If someone said something that hurt someone else’s feelings in the group, we would remain in the circle and talk about it until no one’s feelings were hurt anymore. This scenario got incredibly complicated and frustrating at times. For example, often various people’s feelings were hurt, and for different reasons.

Sometimes it took so long to find a universal resolution that we missed lunch and dinner. By the end of the day, our blood sugar would be so low that our values and opinions wilted into pathetic limp leaves of desperation. If there was more than one issue on the table, which often happens with cross talking, then we could be up all night. Sometimes this would lead to intense hallucinations and various forms of psychoses. More often that, the world morphed into a vivid palette of psychedelic pastel colors dancing on bucolic fields of browns, golds, reds and greens.

If I could modify this dream at all, I would instate Himalayan Bear’s most recent release, Pastoral Memoria, as the soundtrack to the color-twisting thought shapes and events that grew out of such madness.

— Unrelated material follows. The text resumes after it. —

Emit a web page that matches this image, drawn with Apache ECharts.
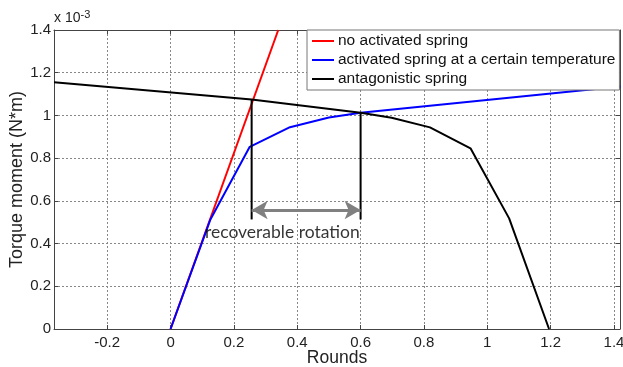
<!DOCTYPE html>
<html>
<head>
<meta charset="utf-8">
<script src="https://cdn.jsdelivr.net/npm/echarts@6/dist/echarts.min.js"></script>
<style>
  html, body { margin: 0; padding: 0; background: #fff; }
  #chart { width: 623px; height: 367px; }
</style>
</head>
<body>
<div id="chart"></div>
<script>
// values in units of 1e-3 N*m
const xTicks = [-0.2, 0, 0.2, 0.4, 0.6, 0.8, 1, 1.2, 1.4];
const yTicks = [0, 0.2, 0.4, 0.6, 0.8, 1, 1.2, 1.4];

const noActivated = [[0, 0], [0.34, 1.4]];
const activated = [[0, 0], [0.125, 0.51], [0.25, 0.853], [0.377, 0.945], [0.5, 0.99], [0.6, 1.013], [1.42, 1.135]];
const antagonistic = [[-0.368, 1.155], [0.256, 1.075], [0.6, 1.013], [0.698, 0.989], [0.819, 0.944], [0.947, 0.846], [1.069, 0.518], [1.195, 0]];

const leftMark = [[0.256, 0.513], [0.256, 1.075]];
const rightMark = [[0.6, 0.513], [0.6, 1.013]];
const arrowY = 0.557;
const noteText = 'recoverable rotation';
const notePos = [0.353, 0.452];

const chart = echarts.init(document.getElementById('chart'), null, { renderer: 'canvas' });

const tickFont = { fontFamily: 'Liberation Sans', fontSize: 15, color: '#222' };
const gridLine = { show: true, lineStyle: { color: '#888', type: [2, 2], width: 1 } };
const axisLine = { show: true, onZero: false, lineStyle: { color: '#444', width: 1 } };

const option = {
  animation: false,
  grid: { left: 54, right: 3, top: 30, bottom: 38, outerBoundsMode: 'none', containLabel: false },
  graphic: [{
    type: 'text',
    left: 54,
    top: 9,
    style: {
      text: 'x 10{sup|-3}',
      font: '14px "Liberation Sans"',
      fill: '#222',
      rich: { sup: { fontSize: 11, fontFamily: 'Liberation Sans', verticalAlign: 'top', padding: [0, 0, 8, 0] } }
    }
  }],
  legend: {
    orient: 'vertical',
    left: 307,
    top: 30,
    padding: [3, 4, 3, 5],
    itemGap: 3,
    itemWidth: 22,
    itemHeight: 2,
    icon: 'rect',
    backgroundColor: '#fff',
    borderColor: '#777',
    borderWidth: 1,
    borderRadius: 0,
    textStyle: { fontFamily: 'Liberation Sans', fontSize: 15.5, color: '#111', padding: [0, 0, 0, -1] },
    data: ['no activated spring', 'activated spring at a certain temperature', 'antagonistic spring']
  },
  xAxis: [{
    type: 'value',
    min: -0.368,
    max: 1.419,
    name: 'Rounds',
    nameLocation: 'middle',
    nameGap: 20,
    nameMoveOverlap: false,
    nameTextStyle: { fontFamily: 'Liberation Sans', fontSize: 17.5, color: '#222' },
    axisLine: axisLine,
    axisTick: { show: true, inside: true, length: 4, customValues: xTicks, lineStyle: { color: '#444' } },
    axisLabel: Object.assign({ customValues: xTicks, margin: 6, formatter: v => String(+v.toFixed(1)) }, tickFont),
    splitLine: gridLine
  }, {
    type: 'value',
    position: 'top',
    min: -0.368,
    max: 1.419,
    axisLine: axisLine,
    axisTick: { show: true, inside: true, length: 4, customValues: xTicks, lineStyle: { color: '#444' } },
    axisLabel: { show: false },
    splitLine: { show: false }
  }],
  yAxis: [{
    type: 'value',
    min: 0,
    max: 1.4,
    interval: 0.2,
    name: 'Torque moment (N*m)',
    nameLocation: 'middle',
    nameGap: 28,
    nameMoveOverlap: false,
    nameTextStyle: { fontFamily: 'Liberation Sans', fontSize: 18, color: '#222' },
    axisLine: axisLine,
    axisTick: { show: true, inside: true, length: 4, lineStyle: { color: '#444' } },
    axisLabel: Object.assign({ margin: 3, formatter: v => String(+v.toFixed(1)) }, tickFont),
    splitLine: gridLine
  }, {
    type: 'value',
    position: 'right',
    min: 0,
    max: 1.4,
    interval: 0.2,
    axisLine: axisLine,
    axisTick: { show: true, inside: true, length: 4, lineStyle: { color: '#444' } },
    axisLabel: { show: false },
    splitLine: { show: false }
  }],
  series: [
    {
      name: 'no activated spring', type: 'line', data: noActivated, symbol: 'none',
      lineStyle: { color: '#ff0000', width: 2 }, itemStyle: { color: '#ff0000' }, z: 2
    },
    {
      name: 'activated spring at a certain temperature', type: 'line', data: activated, symbol: 'none',
      lineStyle: { color: '#0000ff', width: 2 }, itemStyle: { color: '#0000ff' }, z: 3
    },
    {
      name: 'antagonistic spring', type: 'line', data: antagonistic, symbol: 'none',
      lineStyle: { color: '#000', width: 2 }, itemStyle: { color: '#000' }, z: 4
    },
    {
      type: 'line', data: leftMark, symbol: 'none', lineStyle: { color: '#000', width: 2 }, z: 4
    },
    {
      type: 'line', data: rightMark, symbol: 'none', lineStyle: { color: '#000', width: 2 }, z: 4,
      markLine: {
        silent: true,
        symbol: ['arrow', 'arrow'],
        symbolSize: [14, 16],
        label: { show: false },
        lineStyle: { color: '#808080', width: 3, type: 'solid' },
        data: [[{ coord: [leftMark[0][0], arrowY] }, { coord: [rightMark[0][0], arrowY] }]]
      }
    },
    {
      type: 'scatter', data: [notePos], symbolSize: 0, z: 5,
      label: {
        show: true, position: 'inside', formatter: noteText,
        fontFamily: 'Lato', fontSize: 17.5, color: '#000'
      }
    }
  ]
};

chart.setOption(option);
</script>
</body>
</html>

Himalayan Bear Studies Contrasts

Ryan Beattie’s two-man musical co-op out of Victoria, B.C., Canada, offers something nostalgic yet foreign, comforting but haunting, gentle to cutthroat.

I could go on with contrasting descriptors, and I’d have a nice time with it, but let’s explore the actual content. In the opening number, “Death Trance,” Beattie sings like a ghostly apparition in a misty lagoon: “Like a lighthouse that invites its storm / or a guitar that howls / and breaks a dithering silence when it’s born.”

These lyrics are at the epicenter of Himalayan Bear’s gilded spirit, which is to mobilize, safeguard, and invite the natural consequences of any gesture. Moments become more than fleeting and fragile experiences.

In “Thunderless Golden Light for the Blue Fog of my Mind,” (my favourite song title of 2016), a field recording extracted from the jungle around Ke Ahu a Laka Heiau, Hawaii, offers a warm textural layer of sound translating as pure gratitude for the passing and appreciation of the moment.

I had the privilege of corresponding with Beattie regarding his thoughts on the nature of this record. In his words:

“I’ve been getting into field recording over the past few years and the thing I love most about it is the sense of hearing the moment turn into memory. The melancholic beauty of the process of documenting moments in sound that would otherwise just pass, has become a lovely act to me.”

Pastoral Memoria is a play on the musical term “pastoral,” a tender melody that typically signifies a piece of music about nature. It is a charmingly slowly paced album.

I played it as I prepared a stir fry dinner for friends in the countryside close to Syracuse, New York. As I listened, simultaneously concentrating on the cutting of onions and observing the blissful six cats I could see with my peripheral vision resting by the patio door, I found myself in a place both focused and open to suggestion. Pure simultaneity.

On the stand-out track, “When I Hear Hawaiian Music,” drummer Marek Tyler’s soft step live-drumming provides a pothole-free bus ride along Beattie’s vocal reassurance that the contemporary, more often than we expect, looks behind its shoulder to more traditional romanticisms of a world we all feel we once knew in a past life. Even if you haven’t been to Hawaii, you have. Déjà vu. A reanimated Hawaii stands tall next to the postcard Hawaii.

Fitting with my earlier dream, Himalayan Bear close this body of work with an ethereal road trip (or space voyage) track titled “Crazy Dreams.” Perhaps a dream is just temporary insanity: thoughts, shapes, visions, feelings rearranged into a frenetic movie in your head. Beattie kicks off with vocals that announce: “It’s true, you’re a sucker for a sentimental song.”

Well, you got me there, Himalayan Bear. And this is the well-appointed genius of this album — one cannot help but feel sentimental, longing, and nostalgia for something that feels one part familiar and warm to another part offshore and estranged.

The divergence between the two spheres is where Pastoral Memoria exists.